Observatório Psicanalítico – 148/2020
Ensaios sobre acontecimentos sociais, culturais e políticos do Brasil e do mundo
Feminicídio e cultura*
Daniela Yglesias de Castro Prieto (SPBsb)
Freud, ao longo da sua obra, associa o masculino e o feminino com as posições ativa e passiva, presentes nas subjetividades quer seja do homem ou da mulher. A flexibilidade para alternar entre essas posições favorece a integração destes aspectos no sujeito e torna mais provável o estabelecimento de boas relações.
Vemos, na nossa cultura, a valorização do ativo, aquele que assume o lugar de potência, que comanda e que age. O passivo, em sua possibilidade de acolhimento, capacidade de espera e de processamento é, em geral, pouco valorizado.
O engajamento das mulheres no mundo do trabalho não garantiu a elas uma posição de igualdade nas relações amorosas e sexuais, em especial, nos relacionamentos heteroafetivos.

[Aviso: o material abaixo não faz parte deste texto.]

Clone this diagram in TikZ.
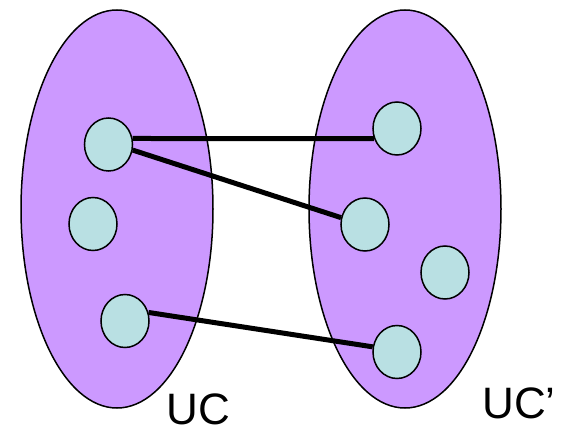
\documentclass[tikz,border=0pt]{standalone}
\usepackage{fontspec}
\setmainfont{Liberation Sans}
\usetikzlibrary{shapes.geometric}
\definecolor{setfill}{HTML}{CC99FF}
\definecolor{elemfill}{HTML}{B9E0E3}
\begin{document}
\begin{tikzpicture}[x=1pt,y=-1pt,
  setshape/.style={ellipse,draw=black,line width=1.5pt,fill=setfill,
    minimum width=192pt,minimum height=398pt,inner sep=0pt},
  elem/.style={ellipse,draw=black,line width=1.5pt,fill=elemfill,
    minimum width=48pt,minimum height=53pt,inner sep=0pt},
  link/.style={line width=5pt,black},
  setlabel/.style={font=\fontsize{44pt}{50pt}\selectfont,inner sep=0pt}]
  \useasboundingbox (0,0) rectangle (571,428);
  % the two sets
  \node[setshape] (L) at (117,209) {};
  \node[setshape] (R) at (405,209) {};
  % elements of the left set
  \node[elem] (a) at (108.5,144.5) {};
  \node[elem] (b) at (93,224) {};
  \node[elem] (c) at (125,321) {};
  % elements of the right set
  \node[elem] (d) at (397,128.5) {};
  \node[elem] (e) at (365,224.5) {};
  \node[elem] (f) at (445,272.5) {};
  \node[elem] (g) at (397,352) {};
  % correspondences
  \draw[link] (a.14) -- (d.204);
  \draw[link] (a.-13) -- (e.164);
  \draw[link] (c.20) -- (g.168);
  % labels
  \node[setlabel,anchor=base] (lu) at (198.5,424) {UC};
  \node[setlabel,anchor=base] (lr) at (519,418) {UC’};
\end{tikzpicture}
\end{document}
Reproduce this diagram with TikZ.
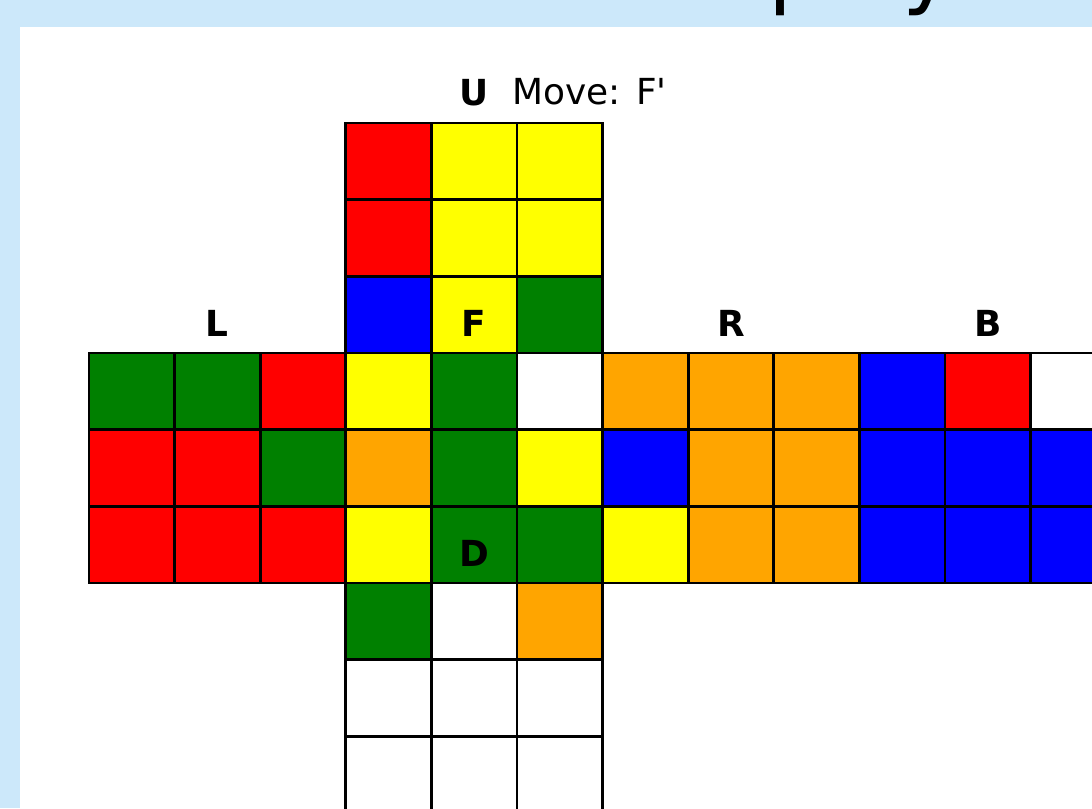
\documentclass[tikz,border=0pt]{standalone}
\usepackage{fontspec}
\newfontfamily\mplfont{DejaVu Sans}
\definecolor{panelblue}{RGB}{204,232,250}
\definecolor{mplgreen}{RGB}{0,128,0}
\definecolor{mplorange}{RGB}{255,165,0}
\definecolor{mplyellow}{RGB}{255,255,0}
\tikzset{
  sticker/.style={draw=black, line width=0.75pt, minimum width=0.856cm, minimum height=0.7667cm, inner sep=0pt, outer sep=0pt},
  facelabel/.style={font=\fontsize{10.2}{12}\mplfont\bfseries, inner sep=0pt}
}
\begin{document}
\begin{tikzpicture}[x=0.01cm, y=-0.01cm]
        % 背景
        \fill[panelblue] (0,0) rectangle (1092,808);
        \useasboundingbox (0,0) rectangle (1092,808);
        \clip (0,0) rectangle (1092,808);
        \fill[white] (20,27) rectangle (1092,808);
        
        % 标题（被截断）
        \node[anchor=base west, inner sep=0pt, font=\fontsize{25}{30}\mplfont] (title) at (768,-3) {play};
        \node[anchor=base west, inner sep=0pt, font=\fontsize{10.2}{12}\mplfont] (move) at (512,104.5) {Move: F'};
        
        % 展开图
        \foreach \f/\fc/\fr/\cols in {
            U/3/0/{red,mplyellow,mplyellow,red,mplyellow,mplyellow,blue,mplyellow,mplgreen},
            L/0/3/{mplgreen,mplgreen,red,red,red,mplgreen,red,red,red},
            F/3/3/{mplyellow,mplgreen,white,mplorange,mplgreen,mplyellow,mplyellow,mplgreen,mplgreen},
            R/6/3/{mplorange,mplorange,mplorange,blue,mplorange,mplorange,mplyellow,mplorange,mplorange},
            B/9/3/{blue,red,white,blue,blue,blue,blue,blue,blue},
            D/3/6/{mplgreen,white,mplorange,white,white,white,white,white,white}} {
            \foreach \c [count=\i from 0] in \cols {
                \pgfmathtruncatemacro\cx{mod(\i,3)}
                \pgfmathtruncatemacro\cy{div(\i,3)}
                \node[sticker, fill=\c] (\f\i) at ({89+(\fc+\cx+0.5)*85.6}, {123+(\fr+\cy+0.5)*76.67}) {};
            }
            \node[facelabel] (lab\f) at ([yshift=0.3cm]\f1.north) {\f};
        }
    \end{tikzpicture}
\end{document}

A violência física contra mulheres e o assassinato delas perpetrado por seus parceiros aparecem como a ponta do iceberg de uma violência que se mantém a maior parte do tempo invisível para os outros. Aqueles que não fazem parte da relação abusiva quase não percebem a gravidade do que se passa.
A violência física contra as mulheres geralmente aparece quando a violência simbólica falhou em manter o controle, a submissão desejada pelo homem, conforme Hirigoyen, em “A violência no casal. Da coação psicológica à agressão física”, 2006.
Essa busca da submissão faz pensar em um excesso do ativo, em uma busca do controle sobre o outro, que é percebido como um objeto e não como um sujeito de desejos. Trata-se de uma perversão da agressividade e uma tentativa de negação do outro como sujeito desejante. Negação de seu lugar como sujeito separado e portador de desejos. A transformação em objeto caracteriza sua absoluta negação, o que pode inclusive se dar pelo assassinato.
Uma questão que se coloca é no porquê as mulheres submetidas à violência têm dificuldade de sair dessa posição de passividade extrema. A questão da dependência financeira está presente em muitos casos, mas não esgota o problema. Ressalto o “dispositivo amoroso”, conforme posposto por Zanello em “Saúde mental, gênero e dispositivos. Cultura e processos de subjetivação”, 2017, em que ter sido escolhida e ser objeto de investimento amoroso tem sobre a mulher, muitas vezes, um papel identitário. Nesse sentido, envolve a percepção de si como objeto de valor. Esta pode se tornar uma armadilha em que mulheres se mantém em relações violentas porque não estar com um homem é percebido como algo insuportável para sua autoimagem. Seria ocupar um lugar desqualificado e esvaziado. Muitas se mantém nessas relações violentas, contém a própria agressividade e deslocam-na para si mesmas e percebem a manutenção da relação como forma de refúgio narcísico. Algumas delas morrem nesse jogo desesperado, enquanto não percebem a iminência da morte.
Em meio a uma cultura marcada pela misoginia, o desmantelamento das políticas e dos serviços públicos de apoio às mulheres vítimas de violência por seus parceiros levou ao aumento de feminicídios no Brasil nos últimos anos.
*Trabalho apresentado no Congresso da IPA, Londres, em julho de 2019, na mesa sobre Gender War.
(Os textos publicados são de responsabilidade de seus autores).